INPUT »
※ ※ ※

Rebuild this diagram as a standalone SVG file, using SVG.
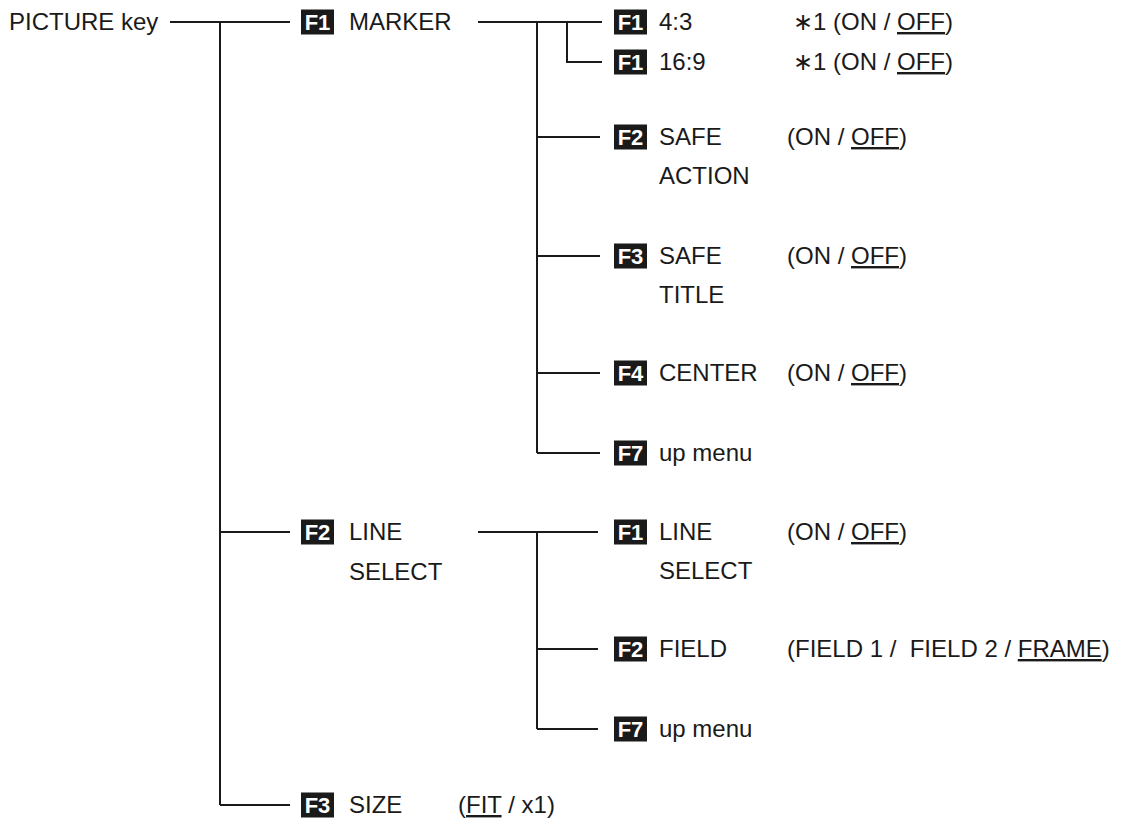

※ ※ ※

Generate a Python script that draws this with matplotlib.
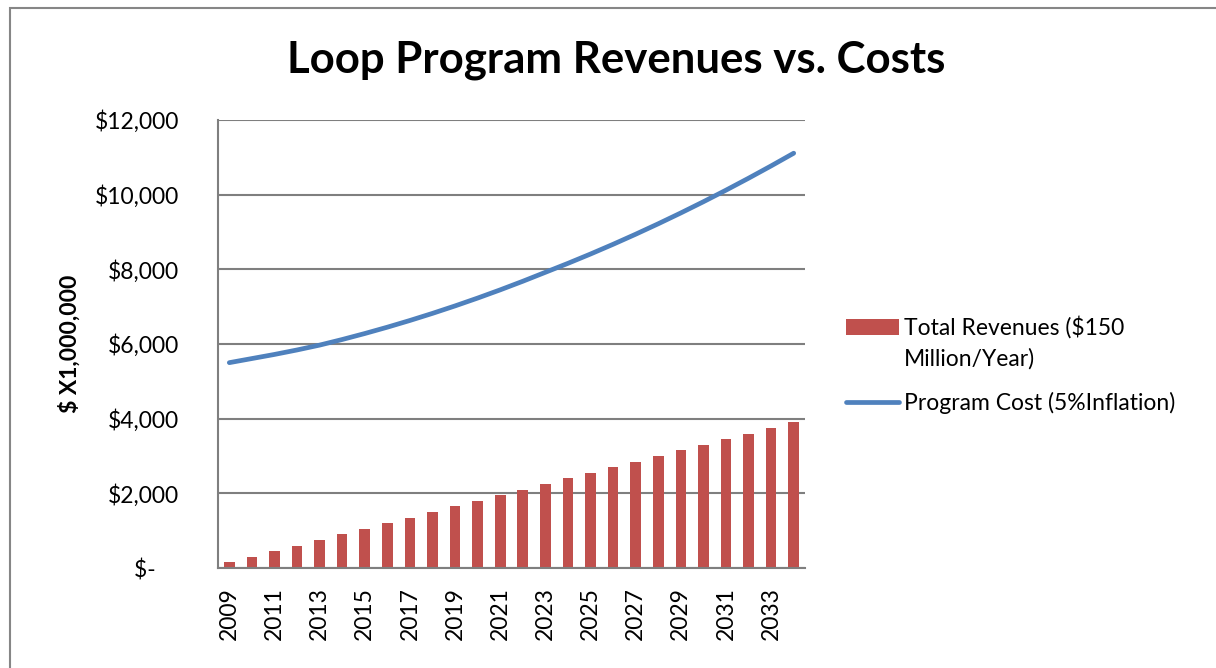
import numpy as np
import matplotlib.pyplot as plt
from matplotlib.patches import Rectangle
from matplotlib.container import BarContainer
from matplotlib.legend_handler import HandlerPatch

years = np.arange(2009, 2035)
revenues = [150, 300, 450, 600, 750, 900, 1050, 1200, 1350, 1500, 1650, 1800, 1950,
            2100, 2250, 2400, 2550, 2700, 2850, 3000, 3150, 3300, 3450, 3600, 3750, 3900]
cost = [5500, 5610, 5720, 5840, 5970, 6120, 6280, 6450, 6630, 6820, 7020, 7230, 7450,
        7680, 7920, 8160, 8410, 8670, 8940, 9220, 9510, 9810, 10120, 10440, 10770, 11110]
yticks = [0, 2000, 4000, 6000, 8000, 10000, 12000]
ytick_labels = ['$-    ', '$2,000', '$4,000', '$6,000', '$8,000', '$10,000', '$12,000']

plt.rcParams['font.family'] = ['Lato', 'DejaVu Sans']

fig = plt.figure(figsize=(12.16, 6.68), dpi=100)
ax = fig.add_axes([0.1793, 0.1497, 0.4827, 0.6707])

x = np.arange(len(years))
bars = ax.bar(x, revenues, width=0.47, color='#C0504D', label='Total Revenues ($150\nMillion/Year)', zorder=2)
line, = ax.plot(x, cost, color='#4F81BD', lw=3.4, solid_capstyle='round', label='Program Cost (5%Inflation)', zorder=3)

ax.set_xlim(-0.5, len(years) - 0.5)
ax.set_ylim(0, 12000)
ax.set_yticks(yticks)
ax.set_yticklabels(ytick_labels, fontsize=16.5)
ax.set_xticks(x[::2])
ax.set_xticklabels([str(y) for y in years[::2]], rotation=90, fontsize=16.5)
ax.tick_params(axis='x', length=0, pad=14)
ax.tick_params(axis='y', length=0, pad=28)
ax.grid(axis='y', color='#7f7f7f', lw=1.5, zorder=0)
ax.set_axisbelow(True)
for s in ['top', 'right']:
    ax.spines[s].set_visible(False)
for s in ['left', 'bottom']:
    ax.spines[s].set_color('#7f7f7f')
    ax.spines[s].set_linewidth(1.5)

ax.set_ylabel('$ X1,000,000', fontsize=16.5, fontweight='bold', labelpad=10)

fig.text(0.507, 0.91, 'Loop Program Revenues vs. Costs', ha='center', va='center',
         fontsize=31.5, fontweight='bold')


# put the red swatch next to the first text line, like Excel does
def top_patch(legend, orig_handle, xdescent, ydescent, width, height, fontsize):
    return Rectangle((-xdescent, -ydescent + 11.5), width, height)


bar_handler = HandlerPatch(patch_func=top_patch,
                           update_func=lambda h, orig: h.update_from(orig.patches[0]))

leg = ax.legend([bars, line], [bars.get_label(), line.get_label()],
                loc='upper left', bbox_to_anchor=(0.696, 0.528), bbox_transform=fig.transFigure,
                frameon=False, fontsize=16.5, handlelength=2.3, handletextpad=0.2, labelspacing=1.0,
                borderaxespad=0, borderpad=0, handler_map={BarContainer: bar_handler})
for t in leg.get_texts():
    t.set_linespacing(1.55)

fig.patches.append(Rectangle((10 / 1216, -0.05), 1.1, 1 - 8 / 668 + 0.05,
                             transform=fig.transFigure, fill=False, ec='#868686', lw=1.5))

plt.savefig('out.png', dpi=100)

※ ※ ※

EXERCISE DETAILS »
Of the lines above, copy only those from the one holding "Generate a Python" to the one holding "from matplotlib.legend_handler import", both included, and exclude every image.

RESPONSE BELOW »
Generate a Python script that draws this with matplotlib.
import numpy as np
import matplotlib.pyplot as plt
from matplotlib.patches import Rectangle
from matplotlib.container import BarContainer
from matplotlib.legend_handler import HandlerPatch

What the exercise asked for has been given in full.